Parliament has largely remained silent on this issue despite its obvious significance for constituent concerns and national economic policy. The reluctance of elected representatives to address immigration and business regulation forthrightly suggests that political costs—whether related to religious sensitivities, international relations, or coalition management—outweigh perceived benefits of raising the issue publicly. This parliamentary silence contrasts sharply with the vigour displayed on other policy matters, indicating that immigration-related business competition represents a fundamentally difficult political problem that mainstream political actors prefer to avoid. Yet continuing silence enables conditions to deteriorate, potentially forcing eventual action under crisis circumstances rather than through deliberate policy reform.
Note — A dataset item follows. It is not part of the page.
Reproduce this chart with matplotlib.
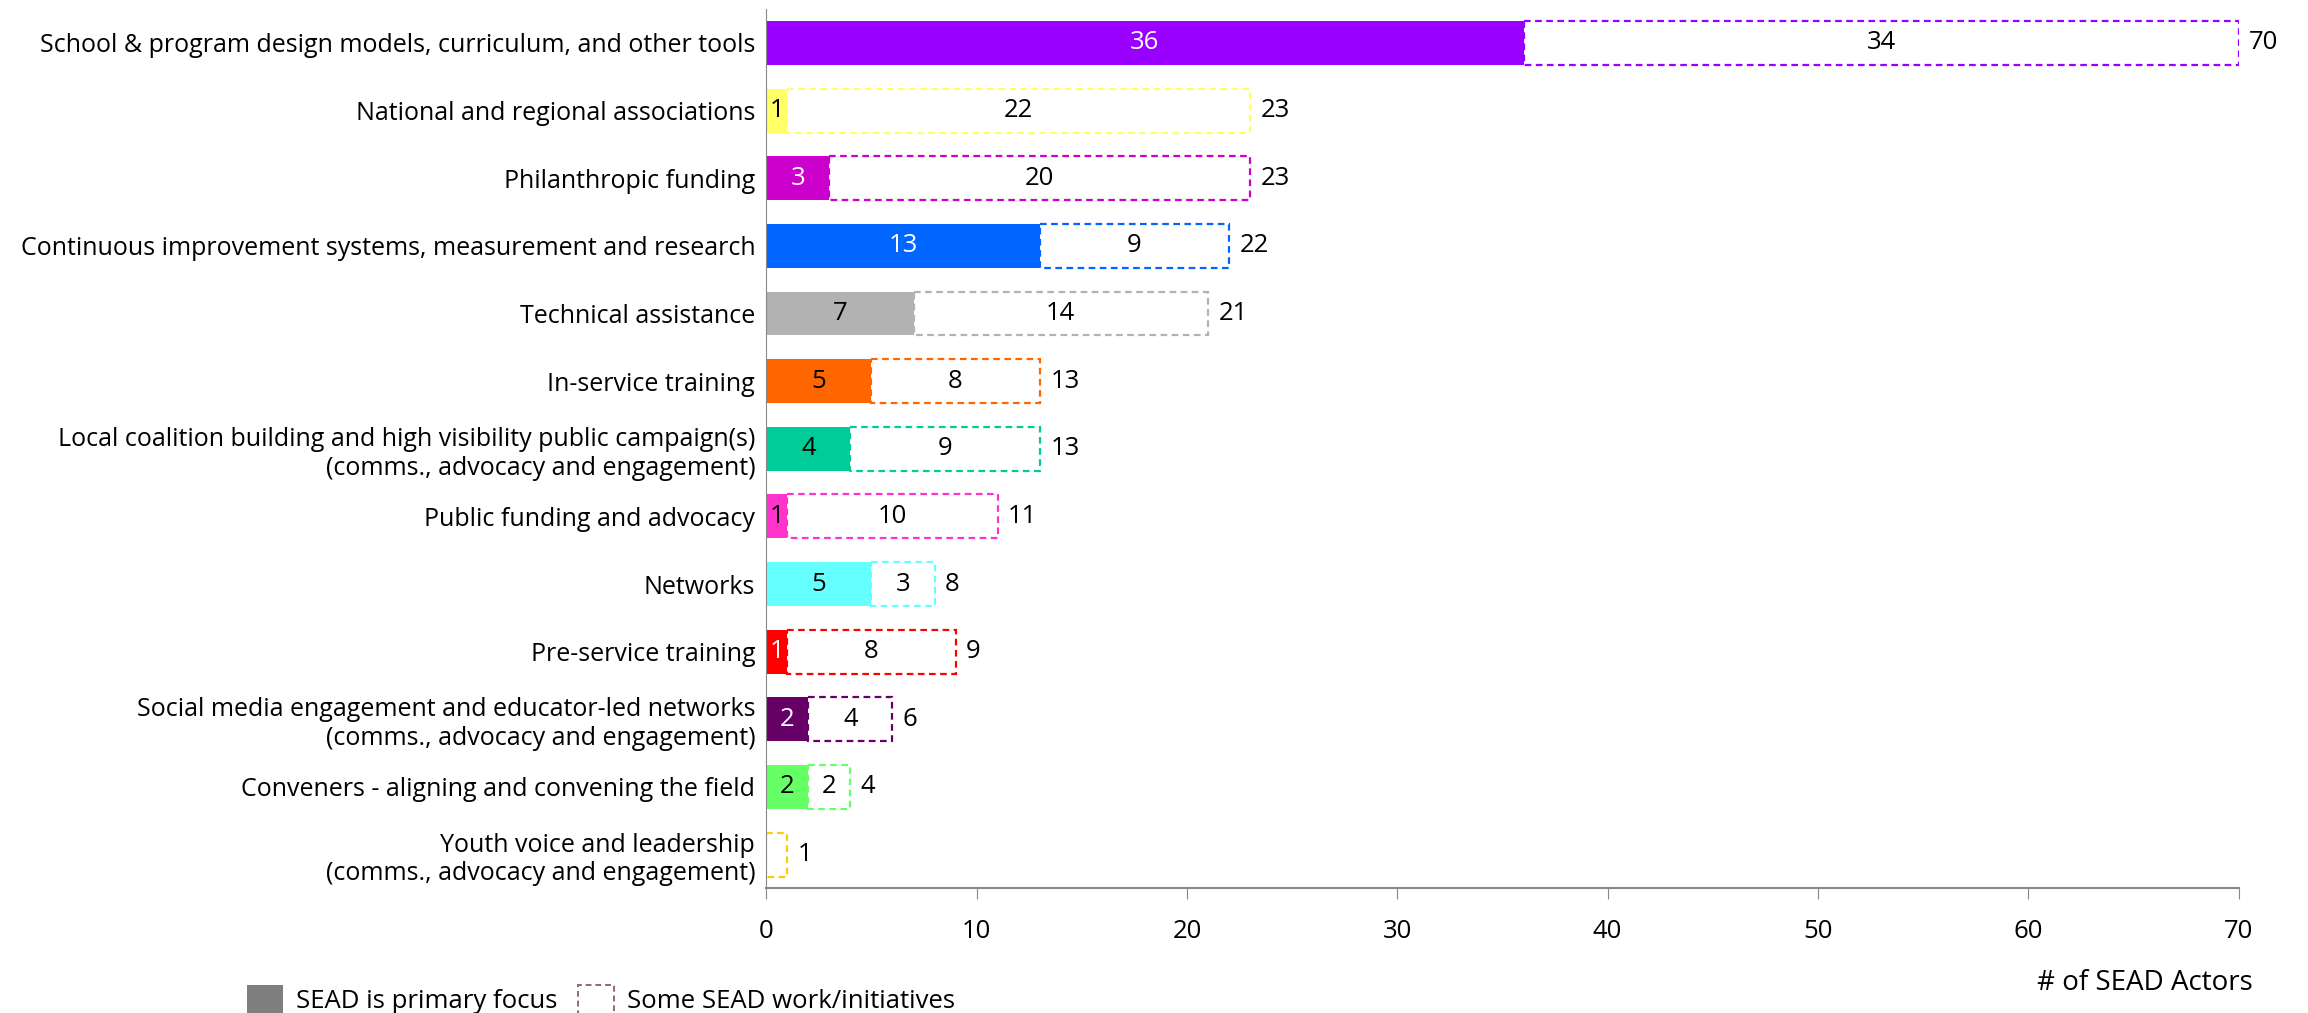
import matplotlib.pyplot as plt
from matplotlib.patches import Patch

plt.rcParams["font.family"] = ["Open Sans", "DejaVu Sans"]

categories = [
    "School & program design models, curriculum, and other tools",
    "National and regional associations",
    "Philanthropic funding",
    "Continuous improvement systems, measurement and research",
    "Technical assistance",
    "In-service training",
    "Local coalition building and high visibility public campaign(s)\n(comms., advocacy and engagement)",
    "Public funding and advocacy",
    "Networks",
    "Pre-service training",
    "Social media engagement and educator-led networks\n(comms., advocacy and engagement)",
    "Conveners - aligning and convening the field",
    "Youth voice and leadership\n(comms., advocacy and engagement)",
]
primary = [36, 1, 3, 13, 7, 5, 4, 1, 5, 1, 2, 2, 0]
some_work = [34, 22, 20, 9, 14, 8, 9, 10, 3, 8, 4, 2, 1]
colors = ["#9900FF", "#FFFF66", "#CC00CC", "#0066FF", "#B2B2B2", "#FF6600",
          "#00CC99", "#FF33CC", "#66FFFF", "#FF0000", "#660066", "#66FF66", "#FFCC00"]
label_colors = ["white", "black", "white", "white", "black", "black",
                "black", "black", "black", "white", "white", "black", "black"]

fig = plt.figure(figsize=(23.08, 10.13), dpi=100)
ax = fig.add_axes([0.332, 0.123, 0.638, 0.868])

y = list(range(len(categories)))
h = 0.65
fs = 18.5
for i in y:
    p, s, c = primary[i], some_work[i], colors[i]
    if p > 0:
        ax.barh(i, p, height=h, color=c, edgecolor="none")
        ax.text(p / 2, i, str(p), ha="center", va="center", fontsize=fs,
                color=label_colors[i])
    ax.barh(i, s, left=p, height=h, color="white", edgecolor=c,
            linestyle=(0, (3, 2)), linewidth=1.6)
    if p > 0:
        ax.text(p + s / 2, i, str(s), ha="center", va="center", fontsize=fs)
    ax.text(p + s + 0.5, i, str(p + s), ha="left", va="center", fontsize=fs)

ax.set_yticks(y)
ax.set_yticklabels(categories, fontsize=18)
ax.set_ylim(len(categories) - 0.5, -0.5)
ax.set_xlim(0, 70)
ax.set_xticks(range(0, 71, 10))
ax.tick_params(axis="x", labelsize=fs, length=8, color="#888888", pad=14)
ax.tick_params(axis="y", length=0, pad=8)
for side in ["top", "right"]:
    ax.spines[side].set_visible(False)
ax.spines["left"].set_color("#888888")
ax.spines["bottom"].set_color("#888888")
ax.spines["bottom"].set_linewidth(1.5)

fig.text(0.976, 0.03, "# of SEAD Actors", ha="right", va="center", fontsize=20)

handles = [
    Patch(facecolor="#7F7F7F", edgecolor="none", label="SEAD is primary focus"),
    Patch(facecolor="white", edgecolor="#996666", linestyle=(0, (3, 2)),
          linewidth=1.4, label="Some SEAD work/initiatives"),
]
fig.legend(handles=handles, loc="lower left", bbox_to_anchor=(0.097, -0.024),
           ncol=2, frameon=False, fontsize=fs, handlelength=1.4, handleheight=1.4,
           columnspacing=0.8, handletextpad=0.5)

fig.savefig("out.png", dpi=100)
The challenge ahead requires honest assessment of enforcement capacity and political constraints. Malaysian authorities must decide whether to implement existing immigration laws with consistency and transparency, or accept that significant portions of the business economy will continue operating outside regulatory oversight. Half-measures—occasional crackdowns serving as public relations exercises without sustainable enforcement—risk creating perceptions of selective enforcement and corruption. Communities observing that violations continue despite high-profile statements develop cynicism about government capacity and commitment. Conversely, if enforcement becomes genuinely systematic, authorities must prepare for resistance from businesses relying on informal networks and potentially from some government officials benefiting from the status quo. The government's next months will reveal whether ministerial directives translate into sustained operational changes or represent temporary political responses to mounting public frustration.